### WHAT YOU WILL DO
Extract each line from the entries below that has the string "with" in it.

### TASK INPUTS
┏━━
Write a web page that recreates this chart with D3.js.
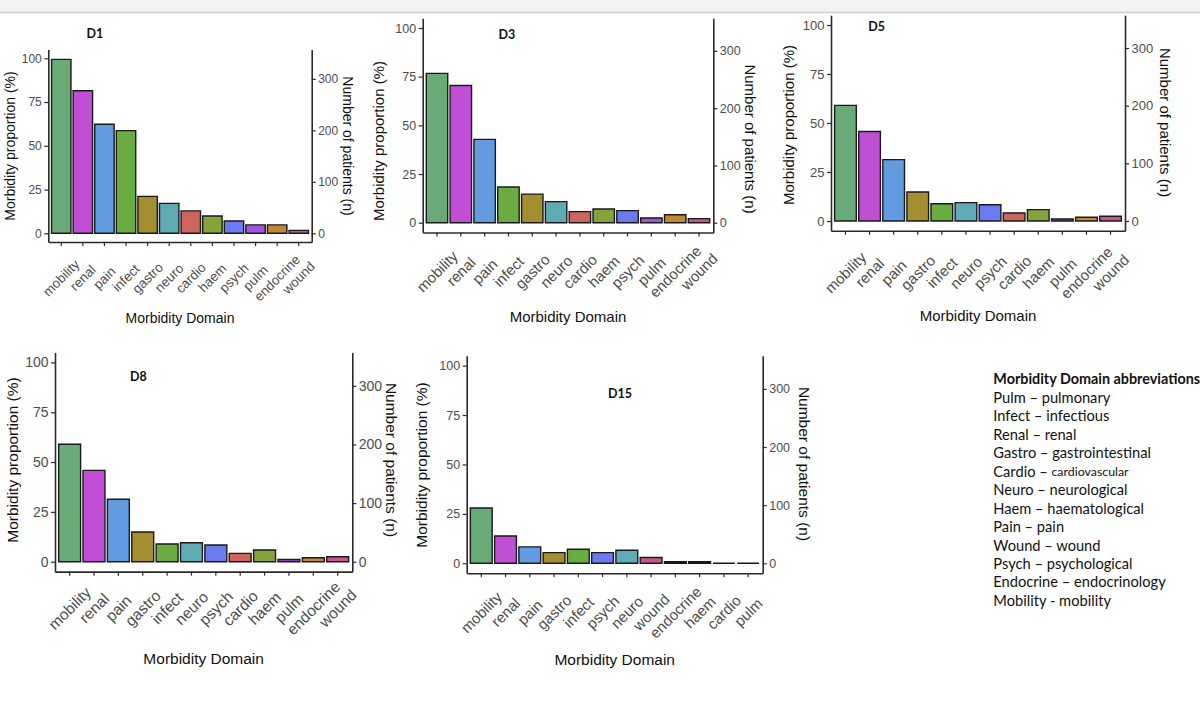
┗━━
┏━━
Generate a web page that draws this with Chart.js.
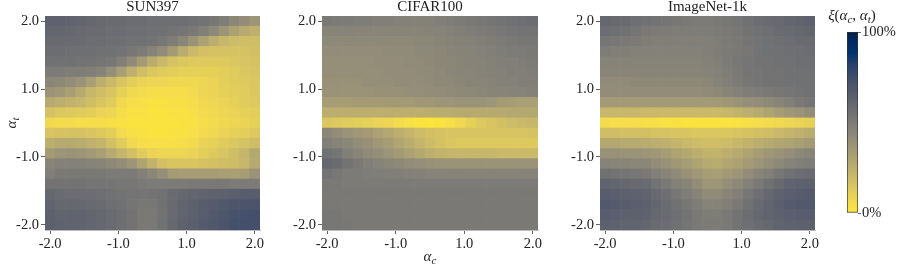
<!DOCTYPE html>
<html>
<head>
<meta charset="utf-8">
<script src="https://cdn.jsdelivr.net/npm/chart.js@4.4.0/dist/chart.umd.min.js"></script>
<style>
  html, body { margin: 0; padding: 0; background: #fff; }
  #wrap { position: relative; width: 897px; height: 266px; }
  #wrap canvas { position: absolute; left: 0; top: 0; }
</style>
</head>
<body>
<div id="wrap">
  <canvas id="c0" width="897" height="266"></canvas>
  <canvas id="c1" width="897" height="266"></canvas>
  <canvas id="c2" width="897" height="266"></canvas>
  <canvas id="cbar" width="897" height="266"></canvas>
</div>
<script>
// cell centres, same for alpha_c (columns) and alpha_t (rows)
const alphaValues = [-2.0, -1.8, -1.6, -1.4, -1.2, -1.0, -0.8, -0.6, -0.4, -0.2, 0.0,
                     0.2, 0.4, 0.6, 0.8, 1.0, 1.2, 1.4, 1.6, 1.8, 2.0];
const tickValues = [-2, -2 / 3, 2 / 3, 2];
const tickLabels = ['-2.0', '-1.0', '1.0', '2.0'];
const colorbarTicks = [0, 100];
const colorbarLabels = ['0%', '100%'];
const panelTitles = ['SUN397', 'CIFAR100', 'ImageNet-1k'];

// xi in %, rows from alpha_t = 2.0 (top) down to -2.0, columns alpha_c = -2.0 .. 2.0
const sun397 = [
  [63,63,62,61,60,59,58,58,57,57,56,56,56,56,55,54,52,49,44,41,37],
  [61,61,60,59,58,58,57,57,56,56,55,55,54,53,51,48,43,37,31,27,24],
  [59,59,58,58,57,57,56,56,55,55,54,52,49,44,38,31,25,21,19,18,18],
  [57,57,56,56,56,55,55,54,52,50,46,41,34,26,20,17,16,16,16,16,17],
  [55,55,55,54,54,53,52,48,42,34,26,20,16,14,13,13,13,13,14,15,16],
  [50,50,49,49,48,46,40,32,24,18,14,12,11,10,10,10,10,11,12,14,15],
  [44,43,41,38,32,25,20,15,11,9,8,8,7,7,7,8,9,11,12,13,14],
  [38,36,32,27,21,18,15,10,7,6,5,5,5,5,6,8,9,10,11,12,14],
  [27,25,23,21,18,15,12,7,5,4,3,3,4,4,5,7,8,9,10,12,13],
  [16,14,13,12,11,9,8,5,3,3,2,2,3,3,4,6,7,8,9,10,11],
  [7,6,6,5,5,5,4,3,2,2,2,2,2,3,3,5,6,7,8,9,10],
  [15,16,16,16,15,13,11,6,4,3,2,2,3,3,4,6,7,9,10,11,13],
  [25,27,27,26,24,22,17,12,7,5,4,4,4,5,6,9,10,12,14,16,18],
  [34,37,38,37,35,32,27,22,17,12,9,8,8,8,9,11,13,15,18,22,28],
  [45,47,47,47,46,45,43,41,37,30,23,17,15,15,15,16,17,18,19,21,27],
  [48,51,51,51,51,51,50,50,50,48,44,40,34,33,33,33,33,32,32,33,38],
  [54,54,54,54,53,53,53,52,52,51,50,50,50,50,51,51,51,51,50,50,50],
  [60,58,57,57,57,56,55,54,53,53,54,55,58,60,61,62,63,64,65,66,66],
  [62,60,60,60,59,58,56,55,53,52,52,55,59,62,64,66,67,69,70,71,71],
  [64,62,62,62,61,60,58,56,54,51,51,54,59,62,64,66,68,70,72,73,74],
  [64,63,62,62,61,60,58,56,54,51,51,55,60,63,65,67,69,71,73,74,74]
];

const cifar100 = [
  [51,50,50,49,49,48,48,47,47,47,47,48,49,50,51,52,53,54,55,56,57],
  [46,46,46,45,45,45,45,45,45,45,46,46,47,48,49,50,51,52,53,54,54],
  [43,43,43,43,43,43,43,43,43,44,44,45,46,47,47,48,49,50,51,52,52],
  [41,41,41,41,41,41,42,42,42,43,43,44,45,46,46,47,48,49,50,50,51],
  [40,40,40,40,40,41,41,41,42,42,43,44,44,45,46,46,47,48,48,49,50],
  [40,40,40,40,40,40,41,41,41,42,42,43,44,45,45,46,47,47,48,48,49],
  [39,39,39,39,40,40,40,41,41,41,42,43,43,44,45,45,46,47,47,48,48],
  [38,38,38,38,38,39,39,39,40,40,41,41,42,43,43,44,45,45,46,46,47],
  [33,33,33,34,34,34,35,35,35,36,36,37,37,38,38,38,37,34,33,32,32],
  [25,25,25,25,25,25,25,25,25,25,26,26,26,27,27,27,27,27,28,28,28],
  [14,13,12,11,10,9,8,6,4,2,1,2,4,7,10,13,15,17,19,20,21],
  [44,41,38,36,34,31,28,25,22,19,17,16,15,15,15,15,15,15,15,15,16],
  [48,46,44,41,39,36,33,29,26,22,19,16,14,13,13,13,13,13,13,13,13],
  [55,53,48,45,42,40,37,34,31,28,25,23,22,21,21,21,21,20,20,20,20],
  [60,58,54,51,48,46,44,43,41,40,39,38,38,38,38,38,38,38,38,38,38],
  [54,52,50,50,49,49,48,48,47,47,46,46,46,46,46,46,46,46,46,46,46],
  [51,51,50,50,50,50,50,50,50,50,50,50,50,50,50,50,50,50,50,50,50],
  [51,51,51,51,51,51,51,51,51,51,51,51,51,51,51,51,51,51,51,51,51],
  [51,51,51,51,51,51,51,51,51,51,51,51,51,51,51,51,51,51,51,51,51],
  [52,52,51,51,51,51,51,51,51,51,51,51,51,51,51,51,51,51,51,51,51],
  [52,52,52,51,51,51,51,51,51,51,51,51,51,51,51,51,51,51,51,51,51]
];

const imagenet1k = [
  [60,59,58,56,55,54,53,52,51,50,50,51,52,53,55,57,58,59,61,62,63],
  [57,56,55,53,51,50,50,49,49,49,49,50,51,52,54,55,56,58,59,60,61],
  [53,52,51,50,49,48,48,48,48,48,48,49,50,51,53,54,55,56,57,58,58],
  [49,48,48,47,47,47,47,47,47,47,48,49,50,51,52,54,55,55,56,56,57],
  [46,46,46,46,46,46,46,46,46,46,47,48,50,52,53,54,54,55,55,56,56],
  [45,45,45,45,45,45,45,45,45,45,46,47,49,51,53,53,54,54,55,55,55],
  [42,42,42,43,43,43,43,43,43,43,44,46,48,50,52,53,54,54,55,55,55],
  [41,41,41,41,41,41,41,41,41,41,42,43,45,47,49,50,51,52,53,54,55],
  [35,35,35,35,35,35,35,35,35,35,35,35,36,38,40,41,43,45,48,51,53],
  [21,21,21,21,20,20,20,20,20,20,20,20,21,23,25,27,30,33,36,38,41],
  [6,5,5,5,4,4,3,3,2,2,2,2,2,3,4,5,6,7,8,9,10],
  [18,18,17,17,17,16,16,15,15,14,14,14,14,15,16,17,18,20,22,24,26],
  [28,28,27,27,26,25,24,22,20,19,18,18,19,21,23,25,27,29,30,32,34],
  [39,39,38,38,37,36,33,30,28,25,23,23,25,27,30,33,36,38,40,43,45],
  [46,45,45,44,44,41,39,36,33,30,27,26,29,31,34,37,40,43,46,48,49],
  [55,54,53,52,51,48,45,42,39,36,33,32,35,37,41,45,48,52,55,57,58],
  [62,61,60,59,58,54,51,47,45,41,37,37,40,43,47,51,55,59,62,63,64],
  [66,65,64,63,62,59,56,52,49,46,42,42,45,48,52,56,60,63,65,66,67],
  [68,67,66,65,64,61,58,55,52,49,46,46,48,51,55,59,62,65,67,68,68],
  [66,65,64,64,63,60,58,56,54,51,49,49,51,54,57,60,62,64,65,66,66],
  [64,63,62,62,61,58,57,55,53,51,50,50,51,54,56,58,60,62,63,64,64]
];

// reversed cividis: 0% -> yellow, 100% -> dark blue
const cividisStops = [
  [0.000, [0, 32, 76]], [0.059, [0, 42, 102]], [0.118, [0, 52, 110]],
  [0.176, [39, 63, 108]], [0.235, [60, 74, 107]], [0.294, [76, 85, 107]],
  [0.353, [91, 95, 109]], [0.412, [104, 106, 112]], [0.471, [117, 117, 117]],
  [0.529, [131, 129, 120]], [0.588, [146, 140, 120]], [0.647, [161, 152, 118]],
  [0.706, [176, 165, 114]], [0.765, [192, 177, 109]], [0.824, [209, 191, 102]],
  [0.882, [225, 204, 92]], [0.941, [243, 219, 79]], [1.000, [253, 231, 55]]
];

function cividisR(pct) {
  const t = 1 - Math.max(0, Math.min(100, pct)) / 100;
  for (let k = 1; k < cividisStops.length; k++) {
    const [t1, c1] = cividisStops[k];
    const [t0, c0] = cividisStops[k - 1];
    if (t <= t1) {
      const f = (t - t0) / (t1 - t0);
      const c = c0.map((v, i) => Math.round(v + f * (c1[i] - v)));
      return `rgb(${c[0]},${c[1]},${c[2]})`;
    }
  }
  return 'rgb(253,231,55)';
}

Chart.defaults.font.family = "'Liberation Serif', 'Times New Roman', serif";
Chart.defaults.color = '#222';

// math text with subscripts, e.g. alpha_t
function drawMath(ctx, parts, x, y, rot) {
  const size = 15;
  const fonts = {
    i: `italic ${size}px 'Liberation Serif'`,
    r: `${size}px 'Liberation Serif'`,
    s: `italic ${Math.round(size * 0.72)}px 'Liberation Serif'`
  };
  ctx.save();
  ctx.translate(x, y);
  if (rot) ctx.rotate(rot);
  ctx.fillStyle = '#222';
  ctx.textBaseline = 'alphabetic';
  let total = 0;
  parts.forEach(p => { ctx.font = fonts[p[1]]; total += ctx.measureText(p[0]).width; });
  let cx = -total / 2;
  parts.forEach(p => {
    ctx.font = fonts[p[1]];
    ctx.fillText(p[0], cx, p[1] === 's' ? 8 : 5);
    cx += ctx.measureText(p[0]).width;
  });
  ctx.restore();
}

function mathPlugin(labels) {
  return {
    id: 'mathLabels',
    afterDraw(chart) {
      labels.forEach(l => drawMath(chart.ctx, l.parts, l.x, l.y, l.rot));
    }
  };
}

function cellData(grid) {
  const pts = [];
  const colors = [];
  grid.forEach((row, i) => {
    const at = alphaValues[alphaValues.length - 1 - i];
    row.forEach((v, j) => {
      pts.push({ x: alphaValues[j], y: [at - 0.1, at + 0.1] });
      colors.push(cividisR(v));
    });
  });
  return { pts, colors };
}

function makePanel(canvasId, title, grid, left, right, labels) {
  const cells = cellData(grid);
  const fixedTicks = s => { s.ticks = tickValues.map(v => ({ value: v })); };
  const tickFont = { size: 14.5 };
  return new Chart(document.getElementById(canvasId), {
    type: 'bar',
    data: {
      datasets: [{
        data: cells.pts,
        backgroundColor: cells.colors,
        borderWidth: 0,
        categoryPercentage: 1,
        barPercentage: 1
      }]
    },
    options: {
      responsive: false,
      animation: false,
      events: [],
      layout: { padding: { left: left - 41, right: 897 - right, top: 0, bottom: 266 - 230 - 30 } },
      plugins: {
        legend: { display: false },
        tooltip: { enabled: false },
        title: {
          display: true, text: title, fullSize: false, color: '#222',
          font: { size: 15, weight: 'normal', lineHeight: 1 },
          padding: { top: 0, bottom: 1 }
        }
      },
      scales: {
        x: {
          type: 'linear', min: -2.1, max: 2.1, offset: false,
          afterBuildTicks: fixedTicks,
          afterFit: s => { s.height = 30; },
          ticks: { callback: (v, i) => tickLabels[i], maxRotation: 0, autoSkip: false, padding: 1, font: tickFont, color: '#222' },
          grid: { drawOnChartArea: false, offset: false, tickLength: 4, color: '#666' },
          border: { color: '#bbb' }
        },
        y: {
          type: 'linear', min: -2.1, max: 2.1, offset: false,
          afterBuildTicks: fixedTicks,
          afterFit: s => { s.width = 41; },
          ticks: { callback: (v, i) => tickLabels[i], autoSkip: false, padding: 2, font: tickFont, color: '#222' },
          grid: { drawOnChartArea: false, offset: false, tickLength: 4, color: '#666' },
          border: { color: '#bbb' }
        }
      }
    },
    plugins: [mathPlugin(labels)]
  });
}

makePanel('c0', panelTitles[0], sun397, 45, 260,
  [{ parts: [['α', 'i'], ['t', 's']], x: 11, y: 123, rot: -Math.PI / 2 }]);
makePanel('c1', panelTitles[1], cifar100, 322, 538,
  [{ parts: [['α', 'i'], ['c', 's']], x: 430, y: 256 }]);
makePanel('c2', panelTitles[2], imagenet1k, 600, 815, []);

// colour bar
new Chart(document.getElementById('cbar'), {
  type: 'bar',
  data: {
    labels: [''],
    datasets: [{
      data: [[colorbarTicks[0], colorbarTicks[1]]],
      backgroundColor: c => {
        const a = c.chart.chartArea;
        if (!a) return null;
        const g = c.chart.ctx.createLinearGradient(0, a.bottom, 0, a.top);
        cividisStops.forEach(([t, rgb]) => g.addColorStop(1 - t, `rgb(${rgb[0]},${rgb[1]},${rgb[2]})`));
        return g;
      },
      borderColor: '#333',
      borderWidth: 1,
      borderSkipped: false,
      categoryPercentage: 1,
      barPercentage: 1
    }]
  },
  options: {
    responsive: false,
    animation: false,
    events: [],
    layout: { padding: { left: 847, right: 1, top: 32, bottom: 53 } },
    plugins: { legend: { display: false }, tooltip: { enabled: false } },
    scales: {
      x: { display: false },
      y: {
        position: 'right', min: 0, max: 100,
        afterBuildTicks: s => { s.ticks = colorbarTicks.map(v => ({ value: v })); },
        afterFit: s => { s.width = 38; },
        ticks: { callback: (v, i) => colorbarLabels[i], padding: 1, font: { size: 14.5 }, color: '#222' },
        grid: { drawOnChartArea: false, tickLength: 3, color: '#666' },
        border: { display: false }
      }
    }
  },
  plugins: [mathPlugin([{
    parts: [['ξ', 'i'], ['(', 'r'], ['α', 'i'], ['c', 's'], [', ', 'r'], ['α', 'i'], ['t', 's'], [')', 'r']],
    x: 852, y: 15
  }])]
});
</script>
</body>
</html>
┗━━
┏━━
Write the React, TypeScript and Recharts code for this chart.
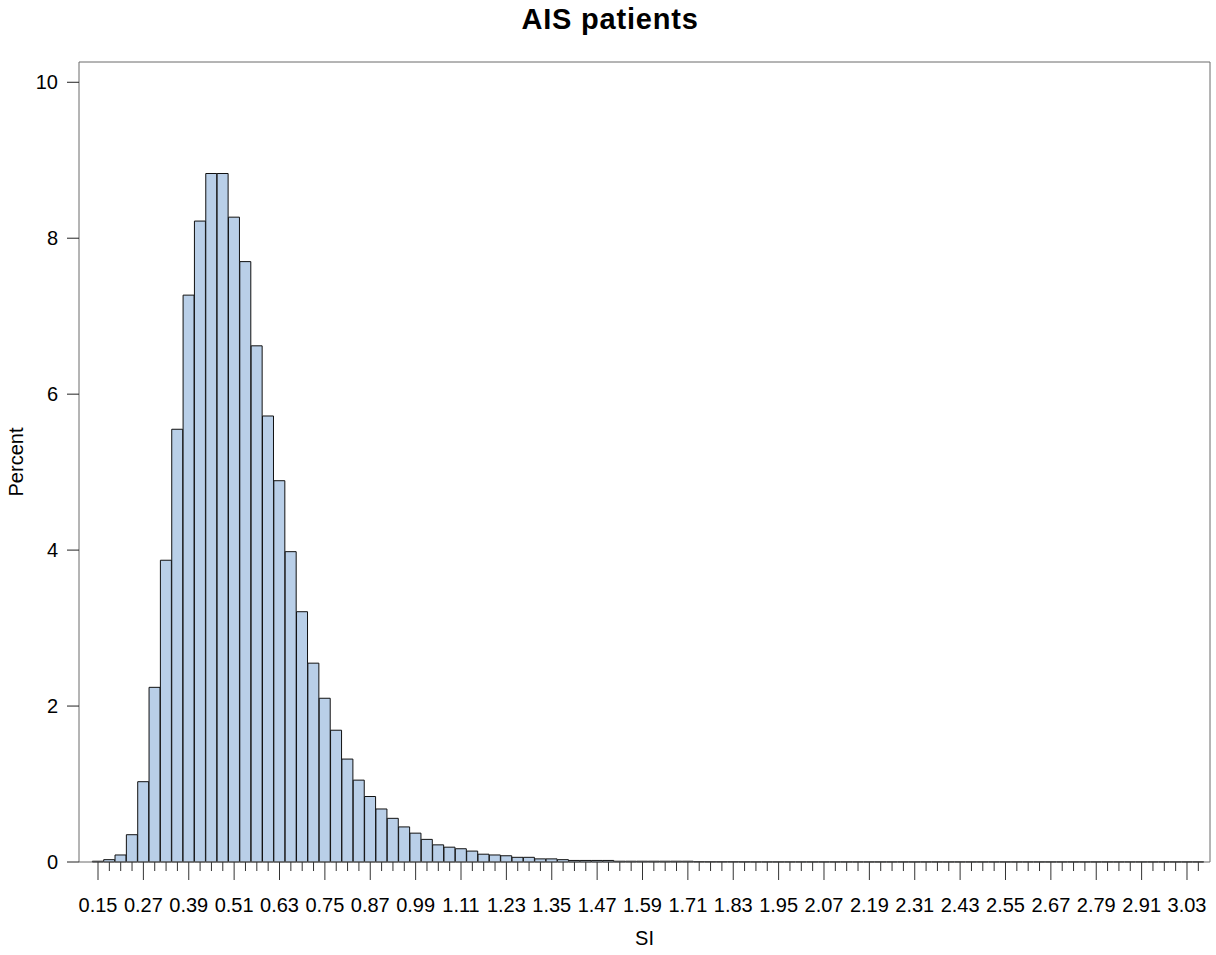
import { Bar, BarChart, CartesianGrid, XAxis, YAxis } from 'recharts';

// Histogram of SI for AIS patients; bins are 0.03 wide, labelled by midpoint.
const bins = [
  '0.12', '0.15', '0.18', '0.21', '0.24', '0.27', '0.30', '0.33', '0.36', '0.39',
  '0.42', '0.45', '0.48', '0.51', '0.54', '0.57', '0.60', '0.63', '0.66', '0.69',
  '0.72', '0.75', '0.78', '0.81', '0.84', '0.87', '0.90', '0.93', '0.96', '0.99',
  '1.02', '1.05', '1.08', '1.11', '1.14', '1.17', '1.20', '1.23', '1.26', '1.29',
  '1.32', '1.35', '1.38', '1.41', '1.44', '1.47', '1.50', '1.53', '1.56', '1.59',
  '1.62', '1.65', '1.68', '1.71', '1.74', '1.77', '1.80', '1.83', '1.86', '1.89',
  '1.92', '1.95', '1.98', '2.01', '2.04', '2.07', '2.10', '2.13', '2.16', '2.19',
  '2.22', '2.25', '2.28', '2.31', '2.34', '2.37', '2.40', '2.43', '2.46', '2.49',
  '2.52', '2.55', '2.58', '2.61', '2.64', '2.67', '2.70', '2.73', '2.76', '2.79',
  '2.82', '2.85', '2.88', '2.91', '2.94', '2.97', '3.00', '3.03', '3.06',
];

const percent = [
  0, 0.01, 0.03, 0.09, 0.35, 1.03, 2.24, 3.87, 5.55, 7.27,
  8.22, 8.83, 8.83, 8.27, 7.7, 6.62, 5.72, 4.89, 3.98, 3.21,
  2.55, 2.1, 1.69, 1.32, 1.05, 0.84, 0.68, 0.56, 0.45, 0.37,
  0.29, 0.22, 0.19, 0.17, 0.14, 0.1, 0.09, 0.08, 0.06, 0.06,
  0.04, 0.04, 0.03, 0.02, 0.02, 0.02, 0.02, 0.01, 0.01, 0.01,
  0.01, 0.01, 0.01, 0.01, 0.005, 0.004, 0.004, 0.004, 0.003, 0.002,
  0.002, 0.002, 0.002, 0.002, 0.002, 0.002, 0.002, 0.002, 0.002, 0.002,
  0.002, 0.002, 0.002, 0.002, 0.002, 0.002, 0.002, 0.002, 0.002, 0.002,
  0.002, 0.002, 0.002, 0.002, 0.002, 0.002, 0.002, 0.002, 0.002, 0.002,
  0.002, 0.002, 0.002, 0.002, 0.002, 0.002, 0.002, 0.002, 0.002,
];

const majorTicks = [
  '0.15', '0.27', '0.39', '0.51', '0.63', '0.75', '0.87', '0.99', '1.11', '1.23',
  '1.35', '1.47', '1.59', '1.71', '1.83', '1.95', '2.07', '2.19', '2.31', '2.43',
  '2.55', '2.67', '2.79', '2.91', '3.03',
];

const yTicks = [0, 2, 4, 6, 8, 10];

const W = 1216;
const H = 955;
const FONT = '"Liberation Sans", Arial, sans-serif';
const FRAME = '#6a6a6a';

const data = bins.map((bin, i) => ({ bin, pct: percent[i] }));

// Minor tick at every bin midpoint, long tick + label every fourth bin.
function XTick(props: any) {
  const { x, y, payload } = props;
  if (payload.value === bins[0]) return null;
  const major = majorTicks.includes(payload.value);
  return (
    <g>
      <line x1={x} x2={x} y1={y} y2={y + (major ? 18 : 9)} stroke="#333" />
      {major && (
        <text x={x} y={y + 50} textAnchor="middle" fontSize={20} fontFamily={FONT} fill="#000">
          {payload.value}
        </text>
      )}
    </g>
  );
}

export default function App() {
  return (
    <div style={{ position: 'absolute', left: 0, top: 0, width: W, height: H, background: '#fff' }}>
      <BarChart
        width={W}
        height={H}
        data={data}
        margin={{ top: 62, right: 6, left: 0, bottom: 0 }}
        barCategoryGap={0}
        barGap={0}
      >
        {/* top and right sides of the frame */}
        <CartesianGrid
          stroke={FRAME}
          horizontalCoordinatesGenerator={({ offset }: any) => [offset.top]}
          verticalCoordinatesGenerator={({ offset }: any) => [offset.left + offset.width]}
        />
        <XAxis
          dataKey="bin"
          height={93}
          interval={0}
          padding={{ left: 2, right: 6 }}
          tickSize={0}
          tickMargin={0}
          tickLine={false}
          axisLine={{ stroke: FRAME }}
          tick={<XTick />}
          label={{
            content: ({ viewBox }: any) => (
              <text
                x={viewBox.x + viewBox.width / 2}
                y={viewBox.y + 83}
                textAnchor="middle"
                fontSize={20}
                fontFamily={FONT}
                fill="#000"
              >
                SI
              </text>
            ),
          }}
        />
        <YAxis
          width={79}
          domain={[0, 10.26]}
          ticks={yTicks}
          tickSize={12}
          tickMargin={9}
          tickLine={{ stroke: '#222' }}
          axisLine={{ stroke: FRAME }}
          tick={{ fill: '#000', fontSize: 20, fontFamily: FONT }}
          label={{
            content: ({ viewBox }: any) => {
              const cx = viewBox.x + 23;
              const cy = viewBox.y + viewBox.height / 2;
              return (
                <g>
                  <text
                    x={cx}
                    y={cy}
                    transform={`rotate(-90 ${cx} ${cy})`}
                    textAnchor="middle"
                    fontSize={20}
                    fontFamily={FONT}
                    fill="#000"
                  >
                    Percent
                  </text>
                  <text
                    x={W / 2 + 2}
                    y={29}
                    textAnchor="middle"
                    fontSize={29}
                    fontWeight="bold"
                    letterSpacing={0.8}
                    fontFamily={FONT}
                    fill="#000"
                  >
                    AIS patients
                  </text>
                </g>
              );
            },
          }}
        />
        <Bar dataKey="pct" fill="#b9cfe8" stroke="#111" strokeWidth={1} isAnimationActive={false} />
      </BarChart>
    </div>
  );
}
┗━━
### CORRECT RESPONSE
Write a web page that recreates this chart with D3.js.
Generate a web page that draws this with Chart.js.
// math text with subscripts, e.g. alpha_t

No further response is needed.